"With Dragonfly, we're turning science fiction into exploration fact."
Testing is now underway on NASA's Dragonfly rotorcraft, a nuclear-powered, car-sized aerial drone that will look for potential precursors to life on Saturn's moon, Titan. But before Dragonfly can take to the sky, NASA has to make sure it can withstand the moon's unique environment.
Dragonfly's main goal is to study the complex chemistry on Titan that may give insights into the origins of life in our solar system. Equipped with cameras, sensors, and samplers, this vehicle will investigate areas of Titan known to contain organic materials, especially those regions where such materials might have encountered liquid water beneath the moon's icy surface in the past.
The lander will traverse Titan's nitrogen-rich atmosphere using four dual-coaxial rotors, but to ensure that these rotors can perform under such conditions, the Dragonfly team has conducted numerous tests at NASA's Langley Research Center in Hampton, Virginia, including operating the drone's rotors in an wind tunnel that can simulate the atmospheric conditions on Saturn's largest moon.
"All of these tests feed into our Dragonfly Titan simulations and performance predictions," Ken Hibbard, Dragonfly mission systems engineer at Johns Hopkins Applied Physics Laboratory (APL), said in a NASA statement.
Four Dragonfly test campaigns have conducted: Two in a 14-by-22 foot subsonic tunnel, and another two at a 16-foot Transonic Dynamics Tunnel (TDT).

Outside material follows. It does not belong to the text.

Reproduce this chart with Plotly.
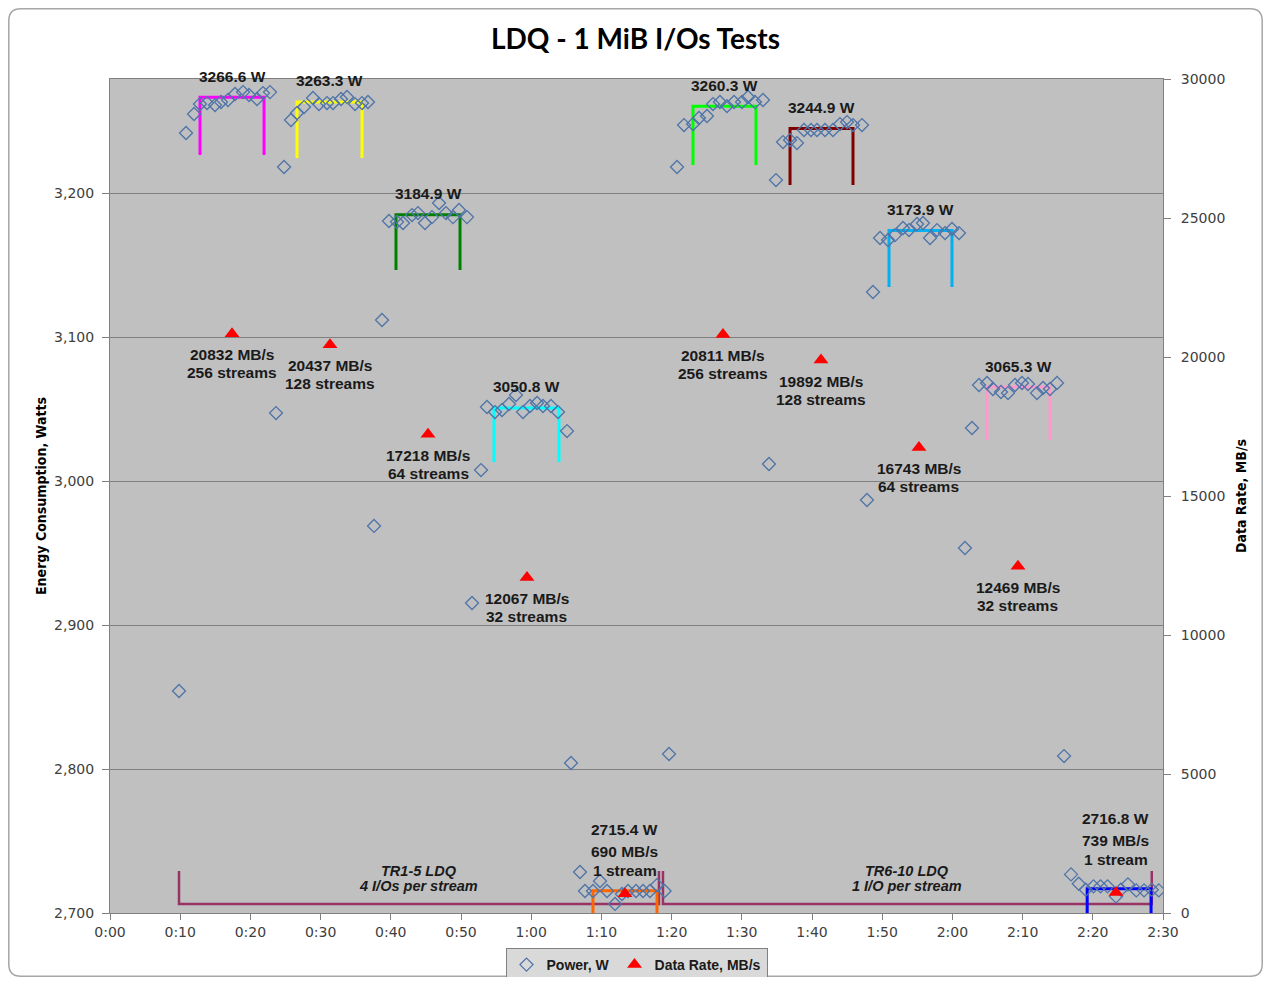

The subsonic tunnel is used to validate fluid dynamic models developed by mission scientists, while the variable-density heavy gas capability of the TDT is used to validate computer models in simulated atmospheric conditions Dragonfly will likely encounter on Titan.
The most recent testing, held in June, involved a half-scale Dragonfly model with hundreds of test runs, said Bernadine Juliano, APL's test lead for the project.
"We tested conditions across the expected flight envelope at a variety of wind speeds, rotor speeds, and flight angles to assess the aerodynamic performance of the vehicle," Juliano said. "We completed more than 700 total runs, encompassing over 4,000 individual data points. All test objectives were successfully accomplished and the data will help increase confidence in our simulation models on Earth before extrapolating to Titan conditions."
Analyzing this wealth of data involves a collaborative effort, with specialists from institutions ranging from the University of Central Florida to NASA Ames Research Center in Silicon Valley. Rick Heisler from APL, who oversaw the TDT test campaigns, emphasized the value of these tests in understanding Dragonfly's rotor performance in Titan's unique atmosphere.
"The heavy gas environment in the TDT has a density three-and-a-half times higher than air while operating at sea level ambient pressure and temperature," Heisler said. "This allows the rotors to operate at near-Titan conditions and better replicate the lift and dynamic loading the actual lander will experience."
As the pieces of the mission come together, the enormity of the task and the historic nature of the mission is coming into focus for the team.
"With Dragonfly, we're turning science fiction into exploration fact," Hibbard said. "The mission is coming together piece by piece, and we're excited for every next step toward sending this revolutionary rotorcraft across the skies and surface of Titan."